Rather than list the vehicles currently available – a list which risks being incomplete and quickly going out of date, we suggest you look at these two Wikipedia pages – a list of electric cars currently available and a list of production battery electric vehicles, to see whatever is currently out there.
Most of the electric vehicles are solely electrically powered. But there are a few (most notably the Volt) which combined both a regular petrol engine with a battery/electric motor, and while these might have shorter electric ranges, they open up an interesting possibility for the future.
First, their shorter range (ie about 35 miles for a Volt) might be sufficient for short runs between your retreat and the nearest township. And, second, you might be able to modify the petrol powered engine to run on wood gas.
This would require considerable effort on your part, of course, but by making a hybrid electric/wood gas vehicle, that would seem to give you the best of both worlds for the future.
In our wonderful modern world, with gasoline prices amazingly low (even $4.50 a gallon is ‘low’ compared to the true replacement/alternate technology costs of energy) and petrol freely available at gas stations open 24/7 just about everywhere in the country, electric cars make no sense for most of us.
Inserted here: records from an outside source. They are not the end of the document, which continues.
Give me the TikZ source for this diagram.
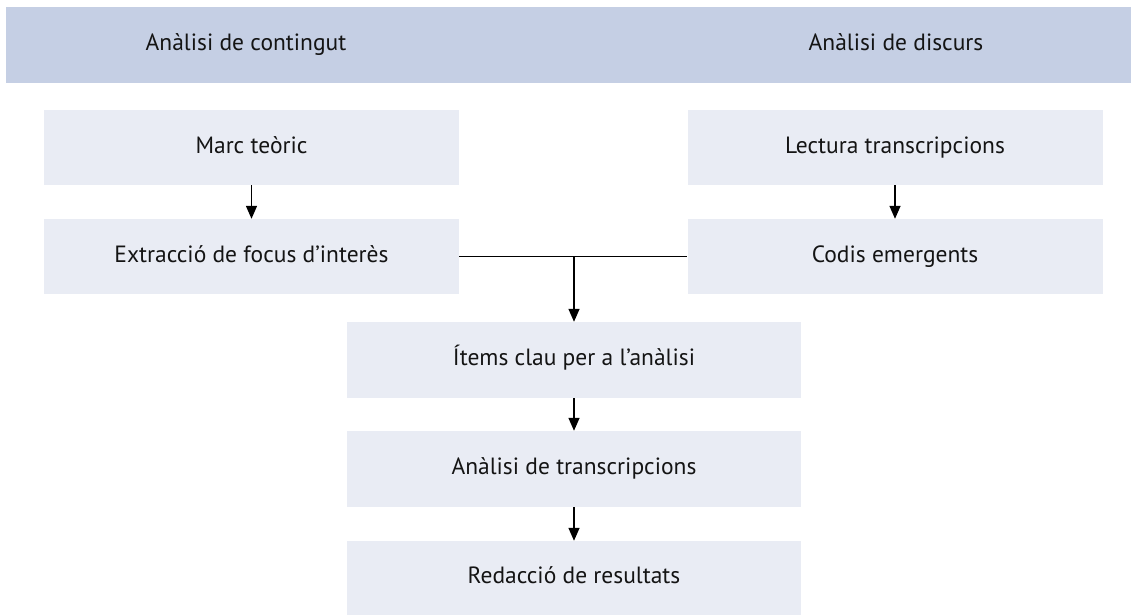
\documentclass[tikz,border=0pt]{standalone}
\usepackage{fontspec}
\setmainfont{PT Sans}
\usetikzlibrary{arrows.meta,calc}
\definecolor{bandblue}{RGB}{197,207,228}
\definecolor{boxgray}{RGB}{233,236,244}
\definecolor{ink}{RGB}{20,20,20}
\tikzset{
  label text/.style={font=\fontsize{23.5}{28}\selectfont, text=ink,
    text height=1.1em, text depth=0pt, inner sep=0pt},
  stepbox/.style={label text, fill=boxgray, minimum height=75pt},
  sidebox/.style={stepbox, minimum width=415pt},
  midbox/.style={stepbox, minimum width=454pt},
  flow/.style={line width=1.4pt, draw=black},
  arr/.style={flow, -{Triangle[length=13pt,width=11pt]}}
}
\begin{document}
\begin{tikzpicture}[x=1pt,y=-1pt]
  \useasboundingbox (0,0) rectangle (1131,615);
  % header band with the two approaches
  \node[fill=bandblue, minimum width=1125pt, minimum height=76pt, inner sep=0pt] (band) at (568.5,45) {};
  \node[label text] (hleft) at (246,45) {Anàlisi de contingut};
  \node[label text] (hright) at (896,45) {Anàlisi de discurs};
  % left column
  \node[sidebox] (marc) at (251.5,147.5) {Marc teòric};
  \node[sidebox] (extr) at (251.5,256.5) {Extracció de focus d’interès};
  % right column
  \node[sidebox] (lect) at (895,147.5) {Lectura transcripcions};
  \node[sidebox] (codis) at (895,256.5) {Codis emergents};
  % central sequence
  \node[midbox, minimum height=76pt] (items) at (574,360) {Ítems clau per a l’anàlisi};
  \node[midbox, minimum height=76pt] (trans) at (574,469) {Anàlisi de transcripcions};
  \node[midbox, minimum height=74pt] (redac) at (574,578) {Redacció de resultats};
  % connectors
  \draw[arr] (marc) -- (extr);
  \draw[arr] (lect) -- (codis);
  \draw[flow] (extr.east) -- (codis.west);
  \coordinate (join) at (items.north |- extr.east);
  \draw[arr] (join) -- (items.north);
  \draw[arr] (items) -- (trans);
  \draw[arr] (trans) -- (redac);
\end{tikzpicture}
\end{document}
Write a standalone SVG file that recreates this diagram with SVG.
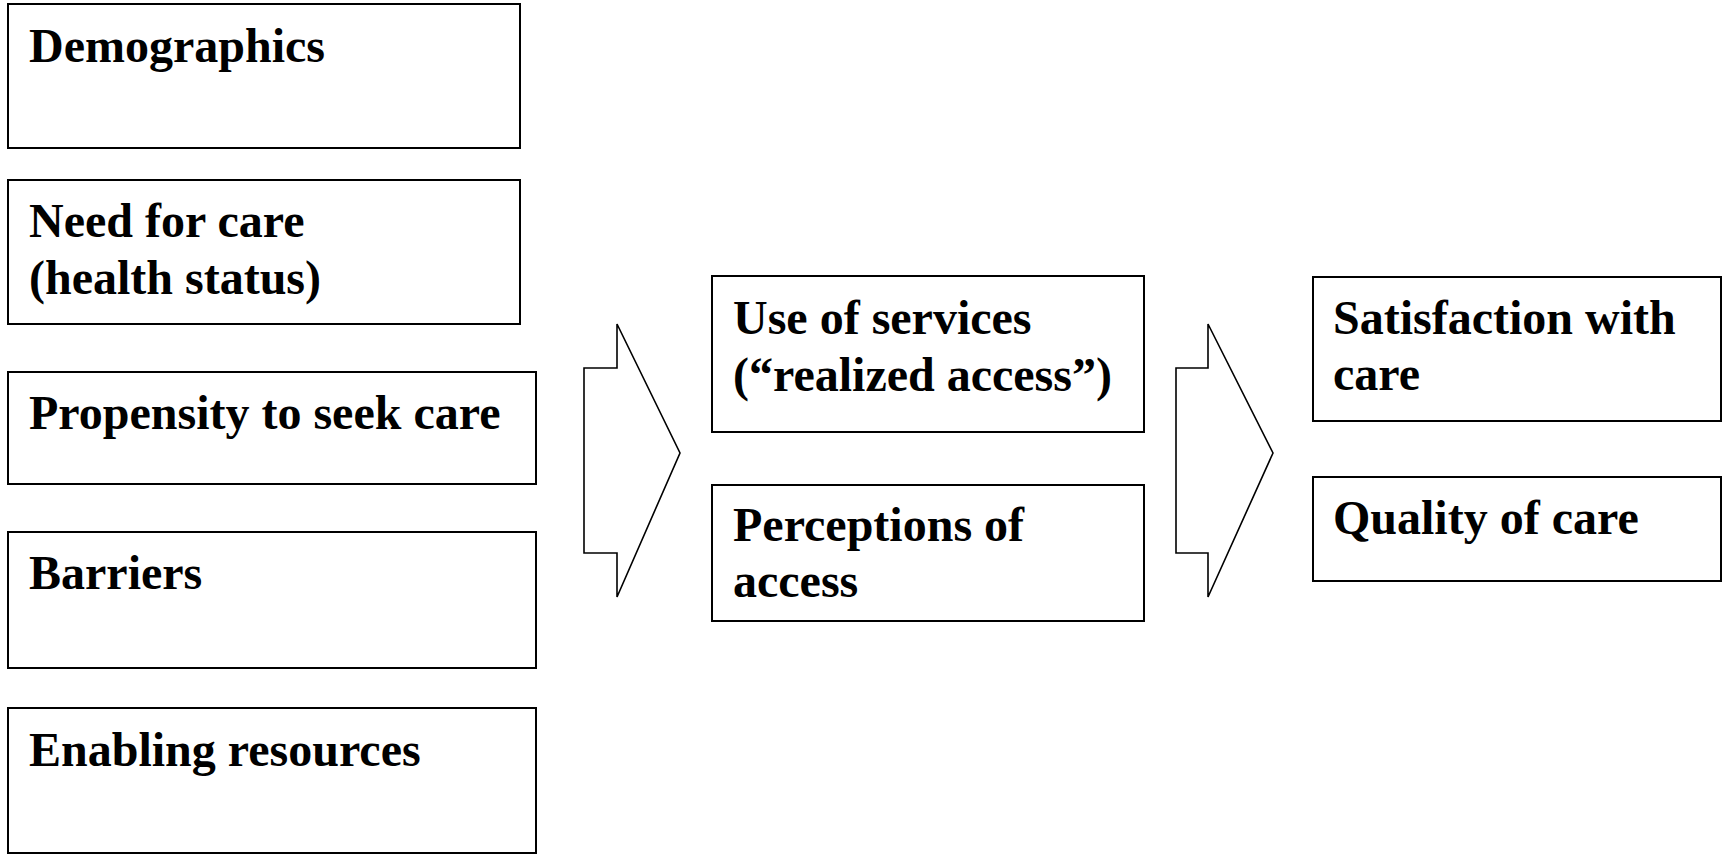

While it is true you save money in per mile fuel costs when running on electricity; overall, and for most of us, the up-front extra cost of the electric car outweighs the per mile savings. Even if there is an eventual saving to be had, the inconvenience of the range limitations of electric vehicles, and the time it takes to recharge them, reduces the use of electric cars to essentially around-town runabouts.
But in the future, when gas disappears from the gas stations, and other liquid fuel replacements become massively more expensive than petrol even at its highest current prices, electric cars may become much more useful for shorter range transportation. Most of us will find it easier to generate electricity (to power a vehicle) than to create petrol or diesel.